## Stated task
Your output is the lines from the first one to the one containing "keep up with", repeated exactly, with images left out.
★ ★ ★ ★ ★
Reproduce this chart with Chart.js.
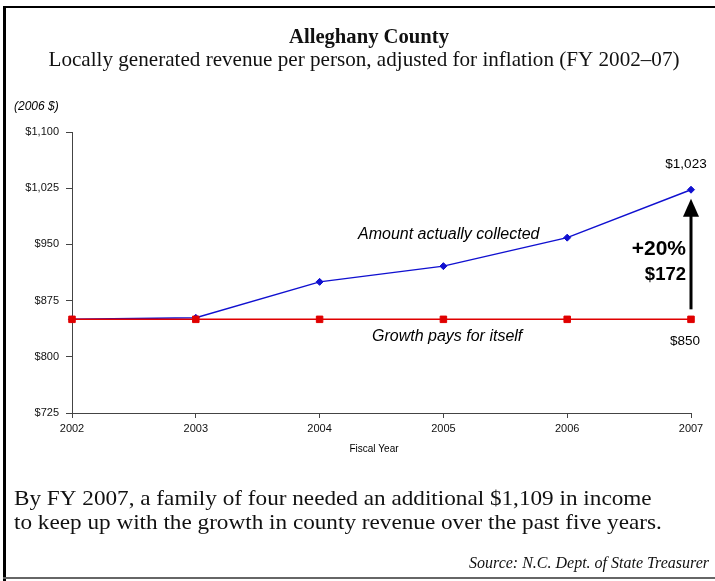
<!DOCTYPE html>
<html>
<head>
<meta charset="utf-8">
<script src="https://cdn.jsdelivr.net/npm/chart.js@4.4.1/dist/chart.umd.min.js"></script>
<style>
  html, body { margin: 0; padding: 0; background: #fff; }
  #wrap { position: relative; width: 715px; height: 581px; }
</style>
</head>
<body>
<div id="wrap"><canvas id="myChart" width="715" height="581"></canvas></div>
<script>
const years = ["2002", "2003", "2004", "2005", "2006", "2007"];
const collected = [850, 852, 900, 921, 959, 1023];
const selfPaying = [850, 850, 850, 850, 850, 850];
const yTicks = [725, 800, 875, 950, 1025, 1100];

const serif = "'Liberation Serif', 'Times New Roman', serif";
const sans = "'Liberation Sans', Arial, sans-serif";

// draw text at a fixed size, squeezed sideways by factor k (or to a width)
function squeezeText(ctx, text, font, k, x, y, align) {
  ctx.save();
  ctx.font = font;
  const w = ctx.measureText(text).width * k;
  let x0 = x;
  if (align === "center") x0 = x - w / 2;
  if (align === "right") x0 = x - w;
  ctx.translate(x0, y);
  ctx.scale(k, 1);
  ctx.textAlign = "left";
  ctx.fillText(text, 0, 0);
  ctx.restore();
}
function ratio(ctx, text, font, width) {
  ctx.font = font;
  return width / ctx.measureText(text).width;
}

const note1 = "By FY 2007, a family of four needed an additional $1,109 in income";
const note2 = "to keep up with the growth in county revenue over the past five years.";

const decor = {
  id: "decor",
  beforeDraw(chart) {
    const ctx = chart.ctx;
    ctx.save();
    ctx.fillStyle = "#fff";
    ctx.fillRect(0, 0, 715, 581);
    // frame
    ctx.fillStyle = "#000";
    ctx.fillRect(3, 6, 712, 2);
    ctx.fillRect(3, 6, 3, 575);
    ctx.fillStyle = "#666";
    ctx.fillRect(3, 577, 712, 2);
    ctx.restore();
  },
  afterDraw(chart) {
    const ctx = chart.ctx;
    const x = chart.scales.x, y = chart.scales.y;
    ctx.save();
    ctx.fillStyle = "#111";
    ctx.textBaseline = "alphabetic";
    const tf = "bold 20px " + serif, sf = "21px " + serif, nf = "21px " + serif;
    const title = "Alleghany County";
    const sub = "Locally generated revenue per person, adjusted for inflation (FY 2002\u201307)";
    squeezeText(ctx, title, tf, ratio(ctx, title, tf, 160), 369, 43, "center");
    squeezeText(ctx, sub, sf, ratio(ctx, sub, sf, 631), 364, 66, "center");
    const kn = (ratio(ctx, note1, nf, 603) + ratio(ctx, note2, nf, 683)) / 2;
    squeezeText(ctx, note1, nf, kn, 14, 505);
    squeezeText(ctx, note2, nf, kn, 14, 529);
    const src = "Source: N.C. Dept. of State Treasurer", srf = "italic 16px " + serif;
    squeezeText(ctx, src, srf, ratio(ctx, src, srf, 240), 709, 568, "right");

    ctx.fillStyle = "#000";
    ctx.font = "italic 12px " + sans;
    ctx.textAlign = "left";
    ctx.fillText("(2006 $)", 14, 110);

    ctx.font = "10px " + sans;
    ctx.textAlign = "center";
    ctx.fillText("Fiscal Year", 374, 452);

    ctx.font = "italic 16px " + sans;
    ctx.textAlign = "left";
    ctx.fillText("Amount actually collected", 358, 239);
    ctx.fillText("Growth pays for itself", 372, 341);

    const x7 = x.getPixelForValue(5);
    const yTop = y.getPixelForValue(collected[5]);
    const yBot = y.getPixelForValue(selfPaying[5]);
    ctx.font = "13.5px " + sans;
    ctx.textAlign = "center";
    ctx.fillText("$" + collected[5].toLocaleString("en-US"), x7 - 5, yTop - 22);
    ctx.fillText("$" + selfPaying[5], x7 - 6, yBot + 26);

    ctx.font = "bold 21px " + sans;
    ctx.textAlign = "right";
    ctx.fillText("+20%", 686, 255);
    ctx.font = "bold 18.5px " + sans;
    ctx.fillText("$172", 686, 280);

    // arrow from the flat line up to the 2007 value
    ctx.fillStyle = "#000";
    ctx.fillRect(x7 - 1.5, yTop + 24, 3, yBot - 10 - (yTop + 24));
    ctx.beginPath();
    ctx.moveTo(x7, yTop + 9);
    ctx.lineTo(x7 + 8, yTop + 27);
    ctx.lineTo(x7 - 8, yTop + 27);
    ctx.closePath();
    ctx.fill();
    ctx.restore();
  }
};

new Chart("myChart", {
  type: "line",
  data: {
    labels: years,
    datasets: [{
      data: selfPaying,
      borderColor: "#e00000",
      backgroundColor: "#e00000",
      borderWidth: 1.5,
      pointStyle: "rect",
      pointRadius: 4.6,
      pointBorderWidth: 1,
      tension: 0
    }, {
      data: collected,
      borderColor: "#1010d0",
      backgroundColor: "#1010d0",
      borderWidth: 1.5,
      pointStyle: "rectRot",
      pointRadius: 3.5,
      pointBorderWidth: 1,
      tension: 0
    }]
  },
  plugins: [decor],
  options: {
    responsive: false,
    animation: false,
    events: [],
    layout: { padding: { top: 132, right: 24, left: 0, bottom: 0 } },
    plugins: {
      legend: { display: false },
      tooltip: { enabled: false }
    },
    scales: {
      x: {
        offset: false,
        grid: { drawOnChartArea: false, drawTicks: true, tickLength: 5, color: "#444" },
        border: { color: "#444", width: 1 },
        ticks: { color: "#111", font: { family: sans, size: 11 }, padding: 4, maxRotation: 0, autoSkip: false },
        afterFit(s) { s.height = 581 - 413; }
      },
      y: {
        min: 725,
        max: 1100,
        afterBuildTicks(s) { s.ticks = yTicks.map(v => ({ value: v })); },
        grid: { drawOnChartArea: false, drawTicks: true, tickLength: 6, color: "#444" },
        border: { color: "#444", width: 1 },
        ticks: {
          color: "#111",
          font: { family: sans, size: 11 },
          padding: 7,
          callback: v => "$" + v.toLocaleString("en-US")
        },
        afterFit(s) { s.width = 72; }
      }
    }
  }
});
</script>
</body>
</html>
★ ★ ★ ★ ★
## Reply to the exercise
Reproduce this chart with Chart.js.
<!DOCTYPE html>
<html>
<head>
<meta charset="utf-8">
<script src="https://cdn.jsdelivr.net/npm/chart.js@4.4.1/dist/chart.umd.min.js"></script>
<style>
  html, body { margin: 0; padding: 0; background: #fff; }
  #wrap { position: relative; width: 715px; height: 581px; }
</style>
</head>
<body>
<div id="wrap"><canvas id="myChart" width="715" height="581"></canvas></div>
<script>
const years = ["2002", "2003", "2004", "2005", "2006", "2007"];
const collected = [850, 852, 900, 921, 959, 1023];
const selfPaying = [850, 850, 850, 850, 850, 850];
const yTicks = [725, 800, 875, 950, 1025, 1100];

const serif = "'Liberation Serif', 'Times New Roman', serif";
const sans = "'Liberation Sans', Arial, sans-serif";

// draw text at a fixed size, squeezed sideways by factor k (or to a width)
function squeezeText(ctx, text, font, k, x, y, align) {
  ctx.save();
  ctx.font = font;
  const w = ctx.measureText(text).width * k;
  let x0 = x;
  if (align === "center") x0 = x - w / 2;
  if (align === "right") x0 = x - w;
  ctx.translate(x0, y);
  ctx.scale(k, 1);
  ctx.textAlign = "left";
  ctx.fillText(text, 0, 0);
  ctx.restore();
}
function ratio(ctx, text, font, width) {
  ctx.font = font;
  return width / ctx.measureText(text).width;
}

const note1 = "By FY 2007, a family of four needed an additional $1,109 in income";
const note2 = "to keep up with the growth in county revenue over the past five years.";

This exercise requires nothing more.